Lat 14's Ann Ahmed Delivers the Backstory on Asian Cooking
Ann Ahmed of Lat 14 and Lemon Grass Thai.
Ann Ahmed didn’t have a plan when she bought her first restaurant location in Minnesota over the phone, long-distance from San Diego. “I had a credit card,” she says. And a dream.
When she opened Lemon Grass Thai Cuisine in Brooklyn Park, she cooked in the kitchen while her cousin waited tables. Ahmed walked to work each day—she had to sell her car to make ends meet.
The location her mother, who also owned a restaurant, found for her wasn’t the greatest in retrospect, she admitted. “People would find us when they were lost,” she quipped, but her mother, who tried to dissuade her from owning a restaurant, “finally gave me something I wanted.”
This was in 2005, at the beginning of the recession.
“People came in and said ‘this is our last meal out because we both got laid off,’” she said. But the timing actually had a silver lining: Because growth was slow, it gave her the luxury of time to learn the business.
“I was like a kid with a lemonade stand that wanted a big operation,” she said.
And that kid who grew up learning to cook in her grandmother’s kitchen, now has both Lemon Grass and her newer restaurant, Lat 14, which has gotten a sizable amount of positive press since it opened its doors in a former Perkins in Golden Valley in 2018. All that hard work culminated in her being named one of 20 James Beard Foundation Fellows for the 2019 Women’s Entrepreneurial Leadership Program. (She was also a finalist for the Charlie Awards' Outstanding Chef in 2019.)

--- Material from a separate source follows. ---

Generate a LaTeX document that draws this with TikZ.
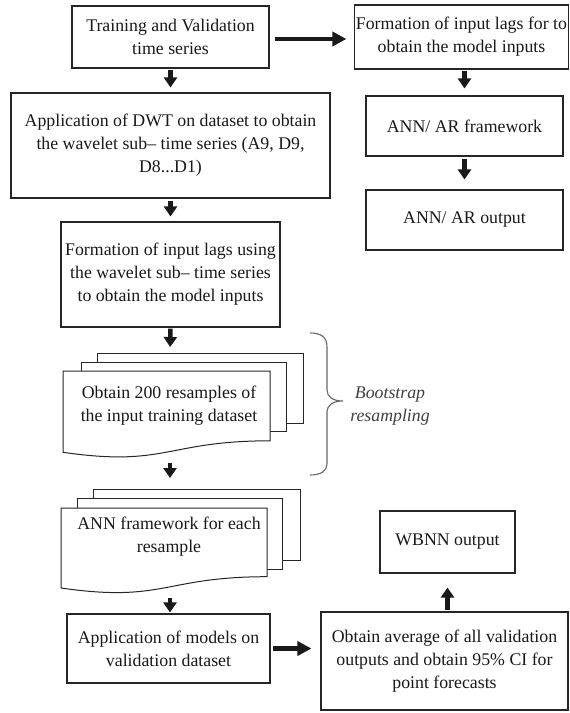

Ahmed brought her Laos-Thai cooking style to the final evening in Perspectives’ Cooking with the Stars fundraiser in mid-August. Her menu included spring rolls, red curry (her comfort food) and mango sticky rice. As she explained the various ingredients spread out on the Kids Café counter, she warned us not to shop and cook on the same day. “Asian markets are sensory overload,” she said. All the ingredients are important, she stressed, not just the fresh herbs and vegetables, most of which can be found at local farmers markets. Pantry supplies also need to be authentic. For instance, she explained, oyster sauce is like olive oil, “the more you pay, the better it is (in most cases).” Fish sauce takes the place of salt and only use the more tart, original Sriracha hot sauce should be used.
Sauces are important. The dipping sauce for the spring rolls was a combination of simple syrup, lime juice, Sriracha, fish sauce and chili sauce. The filling was a free for all, two kinds of mint, matchstick-thin cucumbers, shredded carrots, lettuces, green beans, rice noodles, pork, shrimp and beef.
While Ahmed dipped the spring roll papers into hot water and flawlessly tossed them on the tablet to be filled and rolled, guests produced a few gummy wads for the trash before finally getting the system down. Some of the difficulty came from the fact that we were all making burritos instead of rolls.
Lat 14 has a $40,000 combi-oven, but Ahmed still likes cooking her rice in a $5 rice basket like her grandmother taught her. Care is always given to the food preparation, she said, because her grandmother’s mantra was “not a single grain washes down the drain” in respect for the farmers’ hard work. The countries that produce our white rice are left with the leftovers that are subpar.
There was a lot of disrespecting going on with the too many cooks in the kitchen, but that’s the beauty of the series. Guests learn the backstory of top chefs in the Twin Cities, and then get to try their hand at recreating some of those favorite recipes from their favorite restaurants.
Perspectives will be auctioning off a new Cooking with the Stars series at its annual fundraiser Oct. 25 at The View at Minneapolis Event Centers.